Spice provides a powerful federated query feature that allows you to join and combine data from multiple data sources and perform complex queries. This feature enables you to leverage the full potential of your data by aggregating and analyzing information wherever it is stored.

Spice supports federated query across databases (PostgreSQL, MySQL, etc.), data warehouses (Databricks, Snowflake, BigQuery, etc.), and data lakes (S3, MinIO, etc.).

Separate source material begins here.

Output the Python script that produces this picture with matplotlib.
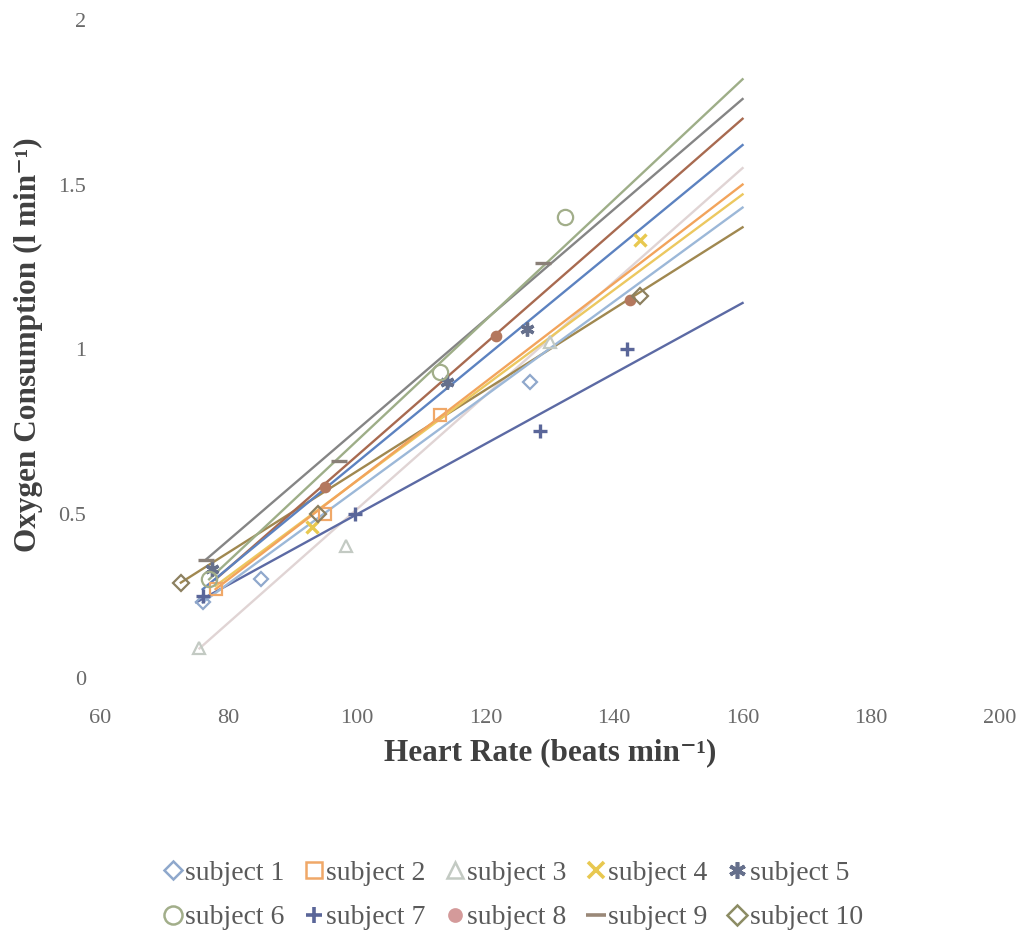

See Data Connectors for the full list of supported sources.

Getting Started

To get started with federated queries using Spice, follow these steps:

Step 1. Install Spice by following the installation instructions.

Step 2. Clone the Spice Quickstarts repo and navigate to the federation directory.

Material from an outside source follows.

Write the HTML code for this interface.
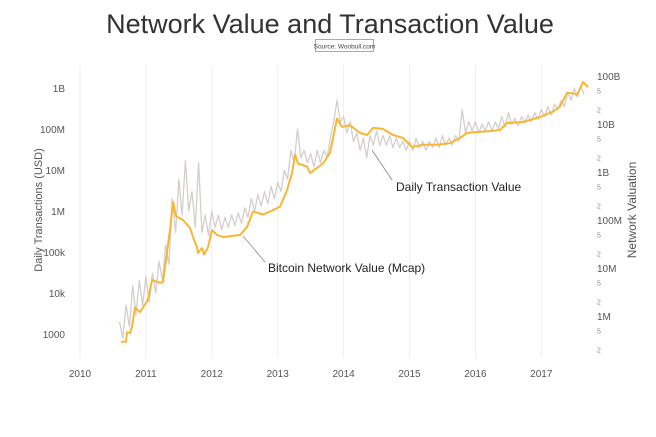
<!DOCTYPE html>
<html><head><meta charset="utf-8"><style>
body{margin:0;background:#fff;font-family:"Liberation Sans",sans-serif}
svg text{font-family:"Liberation Sans",sans-serif}
</style></head><body>
<svg id="c" width="656" height="432">
<text x="330" y="33" text-anchor="middle" font-size="27" fill="#333" font-weight="300">Network Value and Transaction Value</text>
<rect x="315.5" y="39.5" width="58" height="12" fill="#fff" stroke="#aaa"/>
<text x="344.5" y="48.5" text-anchor="middle" font-size="6.5" fill="#444">Source: Woobull.com</text>
<text transform="translate(42,210) rotate(-90)" text-anchor="middle" font-size="11" fill="#555">Daily Transactions (USD)</text>
<text transform="translate(636,210) rotate(-90)" text-anchor="middle" font-size="12" fill="#555">Network Valuation</text>
<g id="grid"></g><g id="axes"></g><g id="series"></g>
<line x1="372" y1="150" x2="392" y2="180" stroke="#888" stroke-width="0.8"/>
<text x="396" y="191" font-size="12" fill="#222">Daily Transaction Value</text>
<line x1="243" y1="236" x2="265" y2="262" stroke="#888" stroke-width="0.8"/>
<text x="268" y="272" font-size="12" fill="#222">Bitcoin Network Value (Mcap)</text>
</svg>
<script>
const xYears=[2010,2011,2012,2013,2014,2015,2016,2017];
const leftTicks=[1e3,1e4,1e5,1e6,1e7,1e8,1e9];
const leftTickLabels=["1000","10k","100k","1M","10M","100M","1B"];
const rightTicks=[1e6,1e7,1e8,1e9,1e10,1e11];
const rightTickLabels=["1M","10M","100M","1B","10B","100B"];
const txStart=2010.6;
const txStep=0.05;
const txValues=[2e3,8e2,5e3,1.5e3,1.5e4,3e3,2e4,5e3,
2.5e4,6e3,3e4,1e4,6e4,2e4,1.5e5,5e4,2e6,3e5,6e6,8e5,1.7e7,1e6,3e6,4e5,1.5e7,3e5,8e5,2.5e5,
1e6,4e5,8e5,3.5e5,7e5,4e5,8e5,4.5e5,9e5,5e5,1.2e6,7e5,2e6,1e6,2.5e6,1.3e6,3e6,1.5e6,4e6,2e6,
5e6,3e6,1e7,6e6,3e7,1.5e7,1e8,2e7,3e7,1.5e7,2.5e7,1.2e7,3e7,1.5e7,3e7,2e7,6e7,1.5e8,5e8,1.5e8,
2e8,8e7,1.5e8,5e7,8e7,3e7,6e7,2e7,7e7,4e7,9e7,4e7,7e7,4e7,7e7,3.5e7,6e7,3.5e7,5e7,3e7,
5e7,3e7,6e7,3.5e7,5e7,3e7,5e7,3.5e7,6e7,3.5e7,7e7,4e7,6e7,4e7,7e7,5e7,3e8,8e7,1.5e8,9e7,
1.5e8,8e7,1.3e8,9e7,1.5e8,9e7,1.5e8,1e8,2e8,1.1e8,2.5e8,1.3e8,1.8e8,1.2e8,2e8,1.4e8,2.2e8,1.5e8,2.5e8,1.7e8,
3e8,2e8,3.5e8,2.2e8,4e8,3e8,5e8,3.5e8,8e8,5e8,1e9,6e8,1.1e9,7e8];
const mcapYears=[2010.622,2010.698,2010.713,2010.759,2010.789,2010.835,2010.910,2010.956,2011.032,2011.093,2011.214,2011.259,2011.320,2011.366,2011.411,2011.457,2011.563,2011.669,2011.715,2011.775,2011.791,2011.851,2011.882,2011.942,2012.003,2012.079,2012.170,2012.428,2012.534,2012.625,2012.777,2012.929,2013.035,2013.141,2013.217,2013.263,2013.308,2013.445,2013.490,2013.687,2013.794,2013.900,2013.976,2014.097,2014.249,2014.355,2014.446,2014.598,2014.750,2014.901,2015.038,2015.205,2015.417,2015.615,2015.766,2015.873,2016.024,2016.222,2016.373,2016.480,2016.722,2016.980,2017.178,2017.284,2017.390,2017.481,2017.542,2017.633,2017.709];
const mcapValues=[2.9e5,2.9e5,4.6e5,4.4e5,5.9e5,1.5e6,1.2e6,1.5e6,2.2e6,5.6e6,4.9e6,5.1e6,2.05e7,6.2e7,2.4e8,1.2e8,1e8,6.8e7,4.4e7,2.7e7,2.05e7,2.6e7,1.9e7,2.7e7,6.2e7,4.9e7,4.4e7,4.9e7,7.1e7,1.5e8,1.3e8,1.6e8,1.9e8,4.2e8,9.5e8,2.3e9,1.5e9,1.3e9,9.5e8,1.5e9,2.5e9,1.3e10,8.7e9,9.5e9,6.5e9,5.9e9,8.3e9,7.9e9,5.9e9,5.1e9,3.3e9,3.7e9,3.7e9,4e9,5.1e9,6.5e9,6.8e9,7.1e9,7.5e9,1.05e10,1.1e10,1.4e10,1.8e10,2.3e10,4.4e10,4.4e10,4e10,7.5e10,5.9e10];

const NS="http://www.w3.org/2000/svg";
const X=y=>80+(y-2010)*65.9;
const YL=v=>334-41*Math.log10(v/1e3);
const YR=v=>316-48*Math.log10(v/1e6);
function mk(tag,attrs,parent,txt){const e=document.createElementNS(NS,tag);for(const k in attrs)e.setAttribute(k,attrs[k]);if(txt!==undefined)e.textContent=txt;parent.appendChild(e);return e;}
const grid=document.getElementById('grid'),axes=document.getElementById('axes'),series=document.getElementById('series');
xYears.forEach(y=>{
  const l=mk('line',{x1:X(y),x2:X(y),y1:65,y2:358,stroke:'#eee','stroke-width':1},grid);
  
  
  const t=mk('text',{x:X(y),y:377,'text-anchor':'middle','font-size':10,fill:'#555'},axes,String(y));
  
  
});
leftTicks.forEach((v,i)=>{
  const t=mk('text',{x:65,y:YL(v)+4,'text-anchor':'end','font-size':10,fill:'#555'},axes,leftTickLabels[i]);
  
  
});
rightTicks.forEach((v,i)=>{
  const t=mk('text',{x:597,y:YR(v)+4,'font-size':10,fill:'#555'},axes,rightTickLabels[i]);
  
  
  [5,2].forEach(m=>{const mv=v/10*m; if(mv<1.5e5) return;
    const s=mk('text',{x:597,y:YR(mv)+3,'font-size':7,fill:'#888'},axes,String(m));
    
    });
});
let d='';txValues.forEach((v,i)=>{d+=(i?'L':'M')+X(txStart+i*txStep).toFixed(1)+','+YL(v).toFixed(1);});
const tx=mk('path',{d:d,fill:'none',stroke:'#d6cdcd','stroke-width':1.3,'stroke-linejoin':'round'},series);


let d2='';mcapValues.forEach((v,i)=>{d2+=(i?'L':'M')+X(mcapYears[i]).toFixed(1)+','+YR(v).toFixed(1);});
const mc=mk('path',{d:d2,fill:'none',stroke:'#f7b733','stroke-width':2,'stroke-linejoin':'round'},series);


</script>
</body></html>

git clone https://github.com/spiceai/quickstarts.git
cd quickstarts/federation

Step 3. Start PostgreSQL with Docker Compose & login to the demo Dremio.

make
spice login dremio -u demo -p demo1234

Step 4. Create a new Spice app called demo.

# Create Spice app "demo"
spice init demo

# Change to demo directory.
cd demo

Step 5. Start the Spice runtime.

spice run

Step 6. Open a new terminal, navigate back to the demo directory and add the spiceai/fed-demo Spicepod.

# Change to demo directory.
cd demo

spice add spiceai/fed-demo

Note in the Spice runtime output several datasets are loaded.

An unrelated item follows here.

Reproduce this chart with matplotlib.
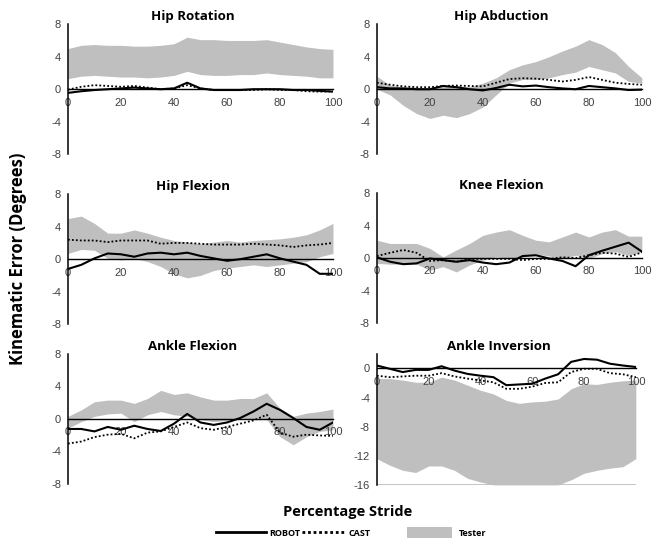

Step 7. Show available tables and query them, regardless of source.

# Start the Spice SQL REPL.
spice sql

Show the available tables:

show tables;

Execute the queries:

-- Query S3 (Parquet)
SELECT *
FROM s3_source LIMIT 10

-- Query S3 (Parquet) accelerated
SELECT *
FROM s3_source_accelerated LIMIT 10

-- Query PostgreSQL
SELECT *
FROM pg_source LIMIT 10

-- Query Dremio
SELECT *
FROM dremio_source LIMIT 10

-- Query Dremio accelerated
SELECT *
FROM dremio_source_accelerated LIMIT 10

Step 8. Join tables across remote sources and query

-- Query across S3, PostgreSQL, and Dremio
WITH order_numbers AS (
SELECT DISTINCT order_number
FROM s3_source
WHERE order_number IN (
SELECT order_number
FROM pg_source
)
)
SELECT
AVG(total_amount),
passenger_count
FROM dremio_source
WHERE passenger_count IN (
SELECT DISTINCT order_number % 10 AS num_of_passenger
FROM order_numbers
)
GROUP BY passenger_count;

+---------------------------------+-----------------+
| AVG(dremio_source.total_amount) | passenger_count |
+---------------------------------+-----------------+
| 17.219515789473693 | 4 |
| 22.401176470588233 | 6 |
| 21.12263157894737 | 5 |
| 17.441359661495103 | 3 |
| 23.2 | 0 |
| 17.714222499449477 | 2 |
| 15.394881909237105 | 1 |
+---------------------------------+-----------------+

Time: 3.345525166 seconds. 7 rows.

Step 9. Join tables across locally accelerated sources and query

-- Query across S3 accelerated, PostgreSQL, and Dremio accelerated
WITH order_numbers AS (
SELECT DISTINCT order_number
FROM s3_source_accelerated
WHERE order_number IN (
SELECT order_number
FROM pg_source
)
)
SELECT
AVG(total_amount),
passenger_count
FROM dremio_source_accelerated
WHERE passenger_count IN (
SELECT DISTINCT order_number % 10 AS num_of_passenger
FROM order_numbers
)
GROUP BY passenger_count;

+---------------------------------------------+-----------------+
| AVG(dremio_source_accelerated.total_amount) | passenger_count |
+---------------------------------------------+-----------------+
| 21.12263157894737 | 5 |
| 17.219515789473693 | 4 |
| 22.401176470588233 | 6 |
| 17.441359661495113 | 3 |
| 23.2 | 0 |
| 17.714222499449434 | 2 |
| 15.394881909237196 | 1 |
+---------------------------------------------+-----------------+

Time: 0.045805958 seconds. 7 rows.

Step 10. Clean up the Postgres container.

make clean

Acceleration

While the query in step 8 successfully returned results from federated remote data sources, the performance was suboptimal due to data transfer overhead.

To improve query performance, step 9 demonstrates the same query executed against locally materialized and accelerated datasets using Data Accelerators, resulting in significant performance gains.

Limitations
  • Query Performance: Without acceleration, federated queries will be slower than local queries due to network latency and data transfer.
  • Query Capabilities: Not all SQL features and data types are supported across all data sources. More complex data type queries may not work as expected.